Reliability design and structural optimization of locking device for magnetic suspension control moment gyro

To avoid the negative effects of structural parameters' randomness on its properties, an optimization method of locking elastic sheet based on reliability sensitivity was proposed. Firstly, the finite element model and failure modes of the locking elastic sheet for a magnetic suspension control moment gyro were analyzed. Afterwards, considering the randomness of the structural sizes and material parameters of the elastic sheet, the reliability of the elastic sheet in the series failure mode were studied by using the response surface method and the first order second moment method. Furthermore, the calculating formulas of reliability sensitivity with respect to the mean and variance of random variables were derived.
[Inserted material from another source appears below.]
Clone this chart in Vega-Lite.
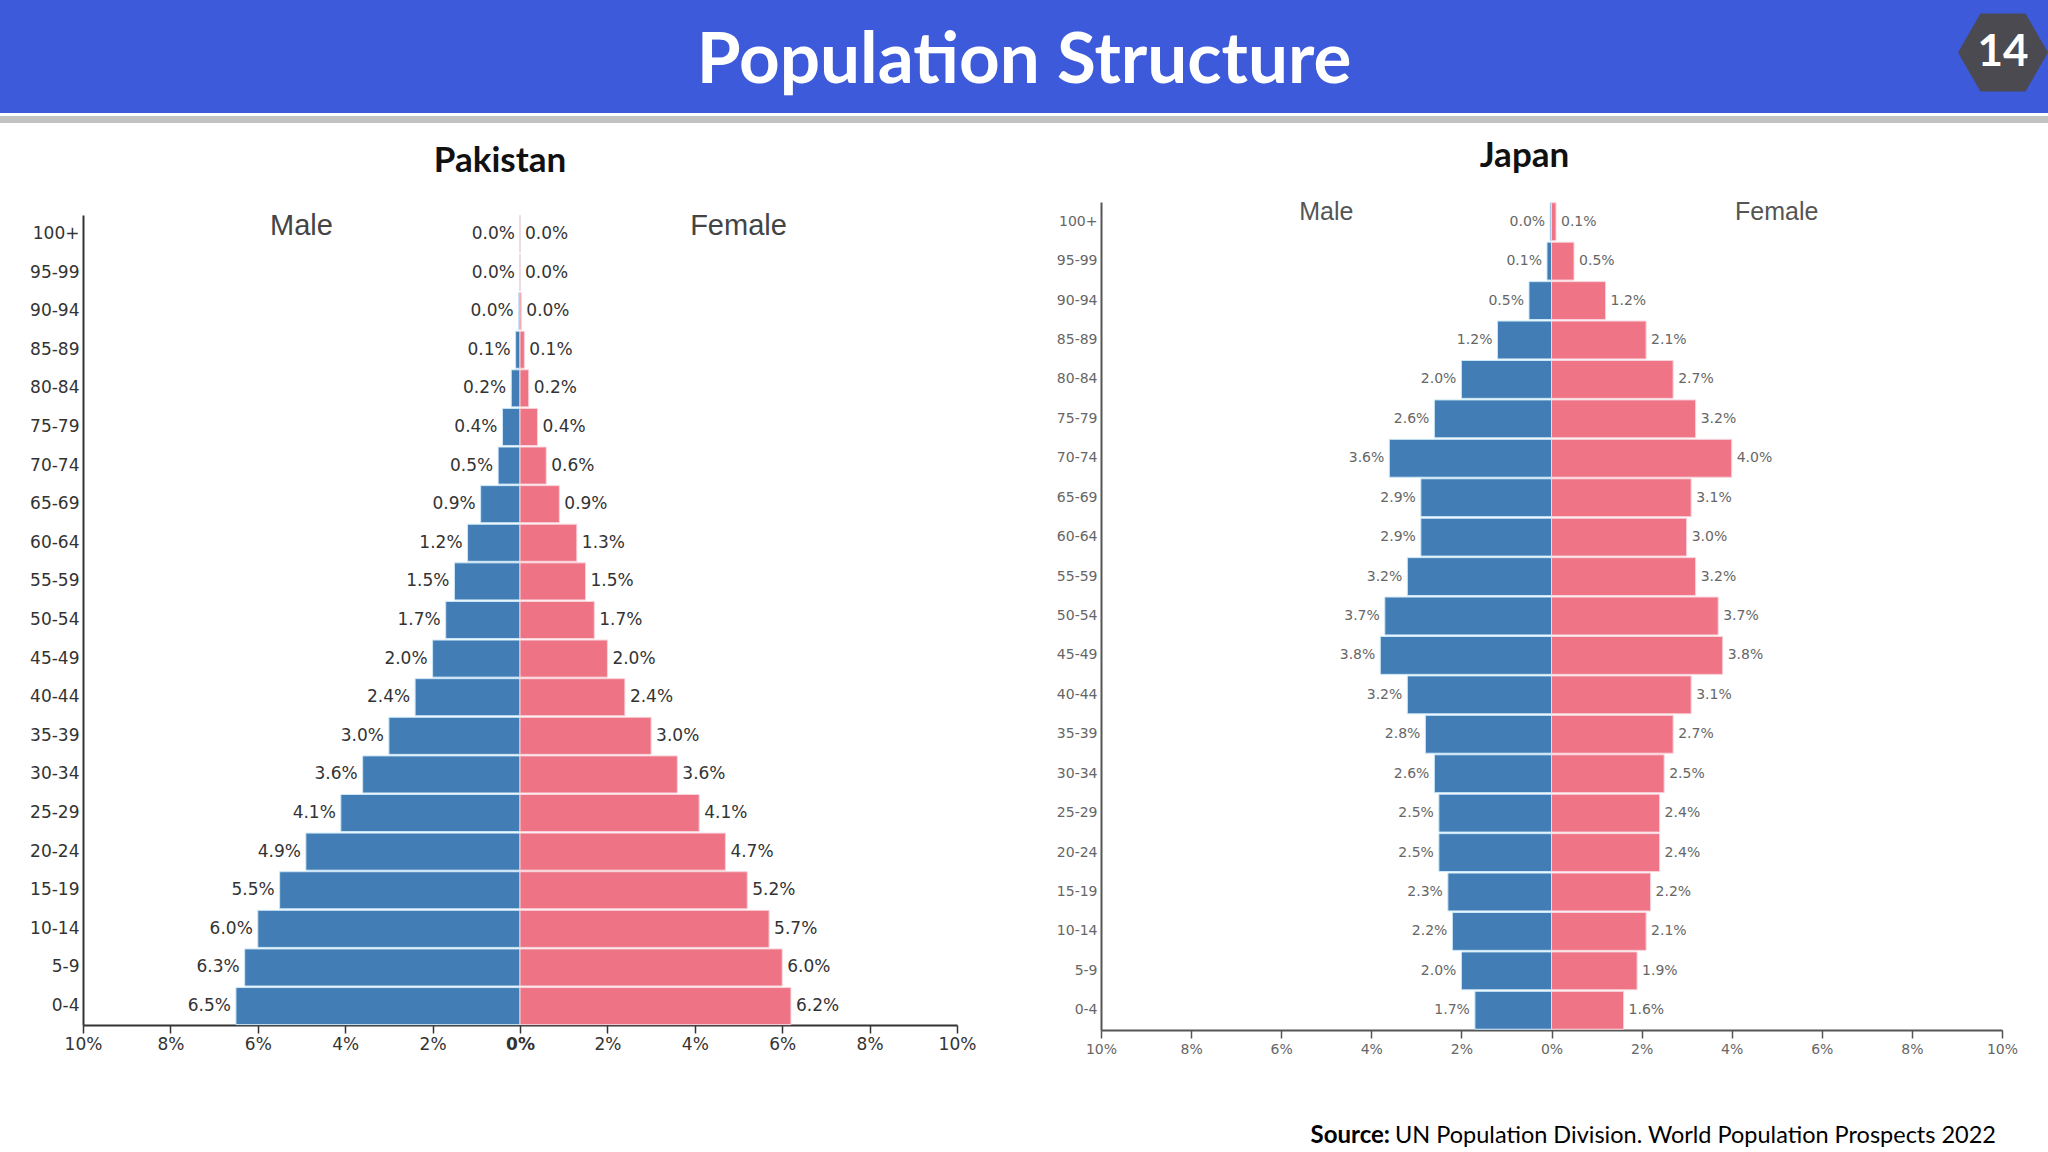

Eventually, the model of elastic sheet reliability optimization was built with the optimization strategy determined by the result of reliability sensitivity analysis. The difference influence of safety factor optimization and reliability optimization was analyzed. Experimental results indicate that the reliability optimization could get better optimization results compared with the safety factor optimization. The reliability sensitivity optimization method not only reduces the weight of the elastic sheet by 23.71% under the premise of ensuring the high reliability of the elastic sheet, but also reduces the weight of gyro room by 0.98 kg, which is beneficial to weight reduction of the magnetic suspension control moment gyro.